Karena itu, Gus Yahya menegaskan bahwa seharusnya dewan-dewan fatwa ketika hendak membuat fatwa maka harus merujuk ke Kitab Undang-Undang Hukum Pidana (KUHP) dan bukan kitab-kitab salaf.


“Sebetulnya memang harus begitu, karena yang berlaku adalah undang-undang negara. Maka kalau kewajiban untuk menaati UU negara adalah bagian dari kewajiban syariat. Dari sini, kita bisa dapat gambaran betapa strategisnya kedudukan LPBHNU ini,” ucap Gus Yahya.  


Lebih lanjut, ia menjelaskan bahwa saat ini kehidupan manusia berada pada era di mana ketertiban itu dibangun di atas dasar aturan-aturan.

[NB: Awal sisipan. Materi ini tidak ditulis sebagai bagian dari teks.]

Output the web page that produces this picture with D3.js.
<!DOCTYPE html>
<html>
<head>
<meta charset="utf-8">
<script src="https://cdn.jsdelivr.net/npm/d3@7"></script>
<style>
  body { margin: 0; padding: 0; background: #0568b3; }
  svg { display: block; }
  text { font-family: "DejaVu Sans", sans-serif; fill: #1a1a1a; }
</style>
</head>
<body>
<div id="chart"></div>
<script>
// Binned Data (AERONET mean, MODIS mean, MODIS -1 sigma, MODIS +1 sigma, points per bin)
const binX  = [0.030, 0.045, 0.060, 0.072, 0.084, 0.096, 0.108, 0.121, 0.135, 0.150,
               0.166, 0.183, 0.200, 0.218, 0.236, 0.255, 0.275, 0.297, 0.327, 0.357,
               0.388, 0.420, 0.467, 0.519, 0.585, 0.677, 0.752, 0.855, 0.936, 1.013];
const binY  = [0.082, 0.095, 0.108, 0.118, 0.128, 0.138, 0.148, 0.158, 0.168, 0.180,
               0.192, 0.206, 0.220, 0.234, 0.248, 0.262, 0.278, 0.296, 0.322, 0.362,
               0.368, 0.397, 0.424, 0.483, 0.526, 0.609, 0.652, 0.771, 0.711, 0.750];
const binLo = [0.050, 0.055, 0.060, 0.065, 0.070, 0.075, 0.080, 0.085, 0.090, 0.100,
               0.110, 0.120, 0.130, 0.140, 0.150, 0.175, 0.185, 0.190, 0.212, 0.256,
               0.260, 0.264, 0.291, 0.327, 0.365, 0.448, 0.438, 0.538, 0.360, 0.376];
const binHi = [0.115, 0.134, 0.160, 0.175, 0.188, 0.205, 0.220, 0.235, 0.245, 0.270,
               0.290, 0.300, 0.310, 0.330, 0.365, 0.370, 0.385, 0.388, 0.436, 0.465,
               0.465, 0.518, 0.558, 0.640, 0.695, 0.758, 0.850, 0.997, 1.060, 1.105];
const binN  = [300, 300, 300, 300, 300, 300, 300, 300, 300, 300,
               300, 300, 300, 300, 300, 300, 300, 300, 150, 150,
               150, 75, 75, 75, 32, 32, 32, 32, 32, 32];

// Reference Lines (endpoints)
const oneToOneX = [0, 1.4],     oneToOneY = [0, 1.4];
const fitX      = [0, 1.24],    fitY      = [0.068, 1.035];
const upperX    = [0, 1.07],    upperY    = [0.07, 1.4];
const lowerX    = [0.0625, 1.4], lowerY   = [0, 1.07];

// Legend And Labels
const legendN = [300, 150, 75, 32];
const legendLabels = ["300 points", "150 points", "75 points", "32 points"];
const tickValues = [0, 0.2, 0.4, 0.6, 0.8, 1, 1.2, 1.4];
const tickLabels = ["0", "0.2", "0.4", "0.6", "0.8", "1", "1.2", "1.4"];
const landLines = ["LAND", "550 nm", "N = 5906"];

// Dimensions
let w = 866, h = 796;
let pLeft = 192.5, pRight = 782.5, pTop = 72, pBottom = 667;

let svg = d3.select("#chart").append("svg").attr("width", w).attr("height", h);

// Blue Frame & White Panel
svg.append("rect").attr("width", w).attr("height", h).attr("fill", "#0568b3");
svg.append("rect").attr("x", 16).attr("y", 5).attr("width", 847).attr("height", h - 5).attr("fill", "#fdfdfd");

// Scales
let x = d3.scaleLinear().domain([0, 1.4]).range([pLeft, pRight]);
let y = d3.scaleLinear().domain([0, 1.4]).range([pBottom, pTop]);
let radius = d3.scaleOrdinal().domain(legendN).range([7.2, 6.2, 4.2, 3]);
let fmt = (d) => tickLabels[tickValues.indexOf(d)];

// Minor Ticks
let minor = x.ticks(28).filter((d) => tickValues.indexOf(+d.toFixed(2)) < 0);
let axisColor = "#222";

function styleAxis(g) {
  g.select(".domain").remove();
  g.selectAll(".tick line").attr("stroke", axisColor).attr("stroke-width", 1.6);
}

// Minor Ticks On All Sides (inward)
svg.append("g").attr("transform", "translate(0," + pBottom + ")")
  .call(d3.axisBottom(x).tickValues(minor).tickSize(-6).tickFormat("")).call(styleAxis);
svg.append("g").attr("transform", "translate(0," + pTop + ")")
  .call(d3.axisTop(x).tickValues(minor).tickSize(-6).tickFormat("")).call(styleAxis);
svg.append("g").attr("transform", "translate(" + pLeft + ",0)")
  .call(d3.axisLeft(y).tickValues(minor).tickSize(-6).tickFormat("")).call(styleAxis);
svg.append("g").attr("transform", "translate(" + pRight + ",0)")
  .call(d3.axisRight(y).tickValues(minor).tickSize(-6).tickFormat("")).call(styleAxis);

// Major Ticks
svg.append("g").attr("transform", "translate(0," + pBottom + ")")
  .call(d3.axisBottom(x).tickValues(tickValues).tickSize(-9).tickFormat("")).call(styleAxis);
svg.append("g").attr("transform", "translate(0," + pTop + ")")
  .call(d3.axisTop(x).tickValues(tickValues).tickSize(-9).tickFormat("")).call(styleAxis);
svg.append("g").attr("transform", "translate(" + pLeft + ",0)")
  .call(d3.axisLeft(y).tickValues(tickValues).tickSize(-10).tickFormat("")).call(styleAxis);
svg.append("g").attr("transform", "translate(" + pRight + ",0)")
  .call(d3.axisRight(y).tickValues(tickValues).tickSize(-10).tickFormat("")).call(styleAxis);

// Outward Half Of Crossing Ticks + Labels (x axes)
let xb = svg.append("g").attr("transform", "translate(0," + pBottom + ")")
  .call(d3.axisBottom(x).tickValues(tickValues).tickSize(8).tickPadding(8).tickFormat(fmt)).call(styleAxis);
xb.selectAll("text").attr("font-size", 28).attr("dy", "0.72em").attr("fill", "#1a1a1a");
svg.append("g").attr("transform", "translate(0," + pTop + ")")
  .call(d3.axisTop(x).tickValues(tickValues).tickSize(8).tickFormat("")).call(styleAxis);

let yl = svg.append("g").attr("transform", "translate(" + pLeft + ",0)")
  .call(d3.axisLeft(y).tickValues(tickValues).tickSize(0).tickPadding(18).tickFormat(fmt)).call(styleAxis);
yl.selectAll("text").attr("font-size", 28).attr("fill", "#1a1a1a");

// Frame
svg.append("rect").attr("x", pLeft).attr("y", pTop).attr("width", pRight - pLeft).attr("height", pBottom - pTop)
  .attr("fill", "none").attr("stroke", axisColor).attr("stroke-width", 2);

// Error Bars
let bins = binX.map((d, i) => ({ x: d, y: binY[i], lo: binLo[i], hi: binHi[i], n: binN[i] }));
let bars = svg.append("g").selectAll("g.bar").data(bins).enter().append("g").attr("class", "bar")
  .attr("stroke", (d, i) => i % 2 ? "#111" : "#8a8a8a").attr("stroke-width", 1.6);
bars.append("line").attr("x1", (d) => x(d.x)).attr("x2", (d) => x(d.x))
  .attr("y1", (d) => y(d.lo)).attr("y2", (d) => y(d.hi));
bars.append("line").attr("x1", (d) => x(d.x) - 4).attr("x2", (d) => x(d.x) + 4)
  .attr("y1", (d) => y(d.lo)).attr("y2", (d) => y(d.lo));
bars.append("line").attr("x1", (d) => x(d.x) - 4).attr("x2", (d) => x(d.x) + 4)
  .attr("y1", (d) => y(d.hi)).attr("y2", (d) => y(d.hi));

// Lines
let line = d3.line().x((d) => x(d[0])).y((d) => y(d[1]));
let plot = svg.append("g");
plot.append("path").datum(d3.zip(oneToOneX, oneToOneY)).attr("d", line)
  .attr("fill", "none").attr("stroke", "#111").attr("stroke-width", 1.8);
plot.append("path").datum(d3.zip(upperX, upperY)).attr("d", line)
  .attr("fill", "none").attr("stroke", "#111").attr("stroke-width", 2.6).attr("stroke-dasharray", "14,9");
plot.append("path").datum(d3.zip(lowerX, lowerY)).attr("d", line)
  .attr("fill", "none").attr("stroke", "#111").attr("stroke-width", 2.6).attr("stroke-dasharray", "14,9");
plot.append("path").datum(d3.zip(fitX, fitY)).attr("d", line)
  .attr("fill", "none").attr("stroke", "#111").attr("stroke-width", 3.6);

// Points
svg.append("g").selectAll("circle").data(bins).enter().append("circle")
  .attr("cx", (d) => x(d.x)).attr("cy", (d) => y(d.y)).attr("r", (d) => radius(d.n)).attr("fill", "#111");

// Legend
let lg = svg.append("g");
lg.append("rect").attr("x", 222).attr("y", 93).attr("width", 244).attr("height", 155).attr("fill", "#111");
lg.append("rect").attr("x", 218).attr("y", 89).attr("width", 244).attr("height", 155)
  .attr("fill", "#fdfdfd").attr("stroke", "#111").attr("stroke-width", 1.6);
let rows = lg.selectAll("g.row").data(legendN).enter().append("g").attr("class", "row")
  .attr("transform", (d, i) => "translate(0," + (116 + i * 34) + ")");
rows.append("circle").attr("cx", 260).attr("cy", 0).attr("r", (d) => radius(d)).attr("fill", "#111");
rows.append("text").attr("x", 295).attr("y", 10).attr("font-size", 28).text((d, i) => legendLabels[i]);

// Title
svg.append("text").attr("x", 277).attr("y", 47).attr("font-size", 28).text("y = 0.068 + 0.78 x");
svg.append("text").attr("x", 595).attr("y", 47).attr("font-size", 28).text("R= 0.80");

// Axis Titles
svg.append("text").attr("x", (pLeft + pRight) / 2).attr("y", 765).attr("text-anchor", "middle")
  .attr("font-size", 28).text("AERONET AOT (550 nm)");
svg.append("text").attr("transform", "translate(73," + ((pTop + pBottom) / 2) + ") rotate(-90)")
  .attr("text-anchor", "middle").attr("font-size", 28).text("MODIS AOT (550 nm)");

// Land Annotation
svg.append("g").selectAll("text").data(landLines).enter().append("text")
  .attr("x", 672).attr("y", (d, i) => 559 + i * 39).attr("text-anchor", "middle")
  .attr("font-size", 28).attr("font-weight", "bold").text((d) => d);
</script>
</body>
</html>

Di dalam aturan-aturan itu, setiap orang punya hak dan martabat yang setara, sehingga tidak ada kesewenang-wenangan dan diskriminasi. 


“Inilah yang dibangun di dalam sistem-sistem sosial politik berbasis demokrasi, seperti di Indonesia. Jadi, urusannya keteraturan atau ketertiban berdasarkan aturan,” ucap Gus Yahya. 


Ia lalu mengutip Pembukaan UUD 1945 yang menyatakan bahwa Indonesia ikut serta melaksanakan ketertiban dunia yang berdasarkan atas kemerdekaan, perdamaian abadi, dan keadilan sosial. 


“Ini hanya mungkin bisa dilakukan apabila tertib sosial itu dibangun di atas landasan aturan-aturan dan bukan sekadar daya paksa dari salah satu pihak yang terlibat di dalam pergaulan kemasyarakatan itu,” pungkasnya. 


Sebagai informasi, pada pembukaan Rakernas LPBHNU ini juga dilakukan penandatanganan nota kesepahaman antara Ketua Umum PBNU Gus Yahya dengan Badan Pengawasan Keuangan dan Pembangunan (BPKP) Muhammad Yusuf Ateh. 


Agenda Rakernas ini dihadiri oleh jajaran LPBHNU mulai dari PBNU, PWNU, hingga PCNU se-Indonesia.